In 2020, the risk of a pandemic became a reality. According to various surveys conducted by governments and businesses, the damage inflicted over the last year is severe and significant in all spheres of society.
It is in this context that the 16th edition of the World Economic Forum’s Global Risks Report has been published. The analysis centres on the risks and consequences of widening inequalities and societal fragmentation. In some cases, disparities in health outcomes, technology, or workforce opportunities are the direct result of the dynamics the pandemic created. In others, already-present societal divisions have widened, straining weak safety nets and economic structures beyond capacity.
Whether the gaps can be narrowed will depend on the actions taken in the wake of COVID-19 to rebuild with a view towards an inclusive and accessible future. Inaction on economic inequalities and societal divisiveness may further stall action on climate change, which remains an existential threat to humanity.
Growing societal fragmentation—manifested through persistent and emerging risks to human health, rising unemployment, widening digital divides, and youth disillusionment—can have severe consequences in an era of compounded economic, environmental, geopolitical and technological risks.
The immediate human and economic cost of COVID-19 is severe. It threatens to scale back years of progress on reducing poverty and inequality and to further weaken social cohesion and global cooperation. Interactions and abrupt shifts in the markets could lead to dire consequences and lost opportunities for large parts of the global population. Social unrest, political fragmentation and geopolitical tensions will shape the effectiveness of our responses to the other key threats of the next decade: cyberattacks, weapons of mass destruction and, most notably, climate change.
The 2021 Global Risks Report shares the results of the latest Global Risks Perception Survey, followed by analysis of growing social, economic and industrial divisions, their interconnections, and their implications on our ability to resolve major global risks requiring societal cohesion and global cooperation.
The report concludes with proposals for enhancing resilience, drawing from the lessons of the pandemic as well as historical risk analysis.

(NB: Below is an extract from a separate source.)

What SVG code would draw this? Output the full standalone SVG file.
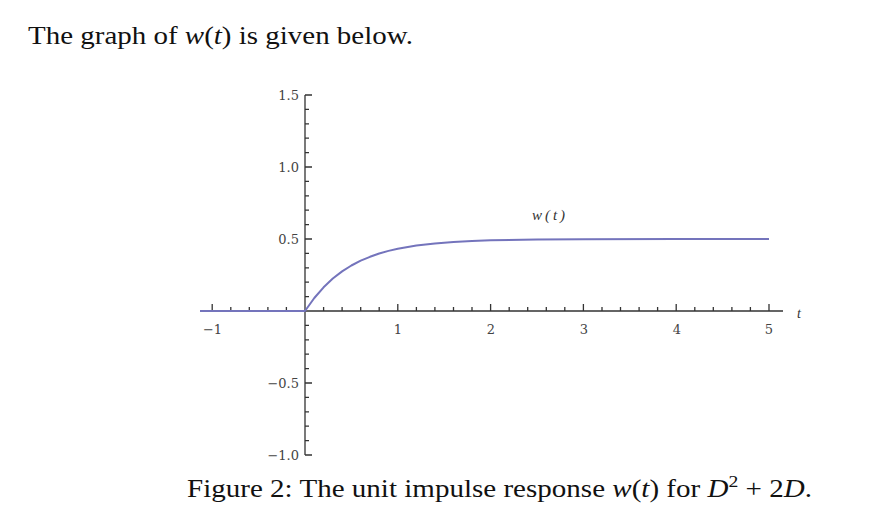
<svg xmlns="http://www.w3.org/2000/svg" width="889" height="522" viewBox="0 0 889 522">
<style>
.doc{font-family:"Liberation Serif","Times New Roman",serif;font-size:25px;fill:#111}
.it{font-style:italic}
.tick{font-family:"DejaVu Serif",serif;font-size:13px;fill:#444}
.ax{stroke:#333;stroke-width:1.3;fill:none}
.curve{stroke:#7474bc;stroke-width:2;fill:none;stroke-linejoin:round}
</style>
<rect width="889" height="522" fill="#fff"/>
<g id="title">
<text class="doc" x="28" y="44" textLength="385" lengthAdjust="spacingAndGlyphs">The graph of <tspan class="it">w</tspan>(<tspan class="it">t</tspan>) is given below.</text>
</g>
<g id="axes">
<path class="ax" d="M200 311H783M305 95V455"/>
<path class="ax" d="M212.2 311v-7M397.8 311v-7M490.6 311v-7M583.4 311v-7M676.2 311v-7M769 311v-7M305 95h7M305 167h7M305 239h7M305 383h7M305 455h7"/>
<path class="ax" stroke-width="1.1" d="M230.8 311v-4M249.3 311v-4M267.9 311v-4M286.4 311v-4M323.6 311v-4M342.1 311v-4M360.7 311v-4M379.2 311v-4M416.4 311v-4M434.9 311v-4M453.5 311v-4M472 311v-4M509.2 311v-4M527.7 311v-4M546.3 311v-4M564.8 311v-4M602 311v-4M620.5 311v-4M639.1 311v-4M657.6 311v-4M694.8 311v-4M713.3 311v-4M731.9 311v-4M750.4 311v-4M305 109.4h4M305 123.8h4M305 138.2h4M305 152.6h4M305 181.4h4M305 195.8h4M305 210.2h4M305 224.6h4M305 253.4h4M305 267.8h4M305 282.2h4M305 296.6h4M305 325.4h4M305 339.8h4M305 354.2h4M305 368.6h4M305 397.4h4M305 411.8h4M305 426.2h4M305 440.6h4"/>
</g>
<g id="tick-labels" class="tick">
<text x="212.5" y="334" text-anchor="middle">−1</text>
<text x="398" y="334" text-anchor="middle">1</text>
<text x="491" y="334" text-anchor="middle">2</text>
<text x="584" y="334" text-anchor="middle">3</text>
<text x="677" y="334" text-anchor="middle">4</text>
<text x="769" y="334" text-anchor="middle">5</text>
<text x="299" y="100" text-anchor="end">1.5</text>
<text x="299" y="172" text-anchor="end">1.0</text>
<text x="299" y="244" text-anchor="end">0.5</text>
<text x="299" y="388" text-anchor="end">−0.5</text>
<text x="299" y="460" text-anchor="end">−1.0</text>
</g>
<g id="t-label">
<text x="797" y="318" font-family="Liberation Serif, serif" font-style="italic" font-size="14" fill="#333">t</text>
</g>
<g id="curve">
<path class="curve" d="M200 311H305L314.3 298L323.6 287.3L332.8 278.5L342.1 271.4L351.4 265.5L360.7 260.7L370 256.8L379.2 253.5L388.5 250.9L397.8 248.7L416.4 245.5L434.9 243.4L453.5 241.9L472 241L490.6 240.3L537 239.5L583.4 239.2L676.2 239L769 239"/>
</g>
<g id="curve-label">
<text x="532" y="220" font-family="Liberation Serif, serif" font-style="italic" font-size="15" fill="#333" textLength="33" lengthAdjust="spacing">w(t)</text>
</g>
<g id="caption">
<text class="doc" x="187" y="497" textLength="625" lengthAdjust="spacingAndGlyphs">Figure 2: The unit impulse response <tspan class="it">w</tspan>(<tspan class="it">t</tspan>) for <tspan class="it">D</tspan><tspan font-size="17" dy="-10">2</tspan><tspan dy="10"> + 2</tspan><tspan class="it">D</tspan>.</text>
</g>
</svg>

Among the highest likelihood risks in the next ten years are extreme weather, climate action failure and human-led environmental damage; as well as digital inequality and cybersecurity failure.
Among the highest impact risks in the next decade, the report highlights infectious diseases (China in the top spot), followed by climate action failure and other environmental risks; as well as weapons of mass destruction, livelihood crises and debt crises.
Finally, the report also points to potential employment and livelihood crises, widespread youth disillusionment, digital inequality, economic stagnation, human-made environmental damage, erosion of societal cohesion, and terrorist attacks.